____ DATASET CONTENT
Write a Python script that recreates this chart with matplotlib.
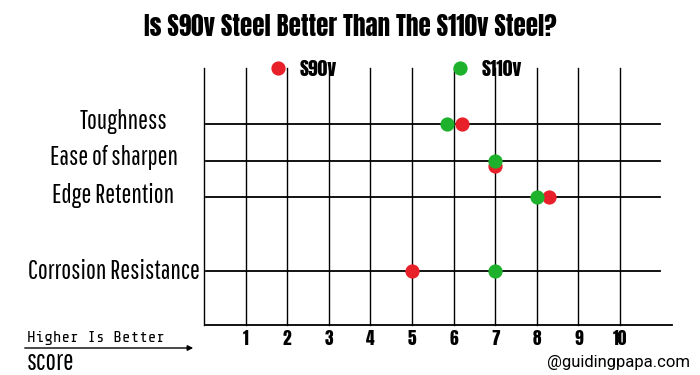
import matplotlib
matplotlib.use('Agg')
import matplotlib.pyplot as plt

# data
features = ['Toughness', 'Ease of sharpen', 'Edge Retention', 'Corrosion Resistance']
rows = [0, 1, 2, 4]
s90v = [6.2, 7.0, 8.3, 5.0]
s110v = [5.83, 7.0, 8.0, 7.0]
ticks = [1, 2, 3, 4, 5, 6, 7, 8, 9, 10]

red = '#e8202a'
green = '#1eb12c'
head = ['Anton', 'DejaVu Sans']
thin = ['Pathway Gothic One', 'DejaVu Sans']

fig = plt.figure(figsize=(7, 3.75), dpi=100)
ax = fig.add_axes([0, 0, 1, 1])
# px -> data: value 0 at x=204, 41.6 px per unit; row 0 at y=124, 36.7 px per unit
ax.set_xlim(-204 / 41.6, (700 - 204) / 41.6)
ax.set_ylim((375 - 124) / 36.7, -124 / 36.7)
ax.axis('off')

# grid
for t in [0] + ticks:
    ax.plot([t, t], [-1.53, 5.48], color='black', lw=1.0, zorder=1)
for r in rows:
    ax.plot([0.05, 10.95], [r, r], color='black', lw=1.3, zorder=1)
ax.plot([0.05, 11.25], [5.48, 5.48], color='black', lw=1.3, zorder=1)

# points
red_off = [0, 0.15, 0, 0]
ax.scatter(s90v, [r + o for r, o in zip(rows, red_off)], s=105, color=red, zorder=3, linewidths=0)
ax.scatter(s110v, rows, s=105, color=green, zorder=4, linewidths=0)

# legend
ax.scatter([1.78], [-1.53], s=105, color=red, zorder=3, linewidths=0)
ax.text(2.31, -1.5, 'S90v', fontsize=14, family=head, va='center', ha='left')
ax.scatter([6.15], [-1.53], s=105, color=green, zorder=3, linewidths=0)
ax.text(6.68, -1.5, 'S110v', fontsize=14, family=head, va='center', ha='left')

# row labels
label_x = [-1.935, -2.175, -2.175, -2.175]
label_dy = [0.14, 0.12, 0.15, 0.22]
for name, r, lx, dy in zip(features, rows, label_x, label_dy):
    ax.text(lx, r + dy, name, fontsize=19, family=thin, ha='center', va='baseline')

# tick labels
for t in ticks:
    ax.text(t, 5.85, str(t), fontsize=12.5, family=head, ha='center', va='center')

fig.text(0.5, 1 - 27 / 375, 'Is S90v Steel Better Than The S110v Steel?', fontsize=18,
         family=head, ha='center', va='center')

fig.text(27 / 700, 1 - 338 / 375, 'Higher Is Better', fontsize=11.5,
         family=['Share Tech Mono', 'DejaVu Sans Mono'], ha='left', va='center')
fig.text(27 / 700, 1 - 362 / 375, 'score', fontsize=20, family=thin, ha='left', va='center')
ax.annotate('', xy=(196 / 700, 1 - 348 / 375), xytext=(22 / 700, 1 - 348 / 375),
            xycoords='figure fraction', textcoords='figure fraction',
            arrowprops=dict(arrowstyle='-|>', color='black', lw=1, mutation_scale=8))
fig.text(690 / 700, 1 - 362 / 375, '@guidingpapa.com', fontsize=12,
         family=['Roboto', 'DejaVu Sans'], ha='right', va='center')

fig.savefig('out.png', dpi=100)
________
§ GOAL
Give again, word for word, every line from the top of the data above to the line holding "import matplotlib.pyplot as plt", inclusive, with the pictures left out.

§ CORRECT ANSWER
Write a Python script that recreates this chart with matplotlib.
import matplotlib
matplotlib.use('Agg')
import matplotlib.pyplot as plt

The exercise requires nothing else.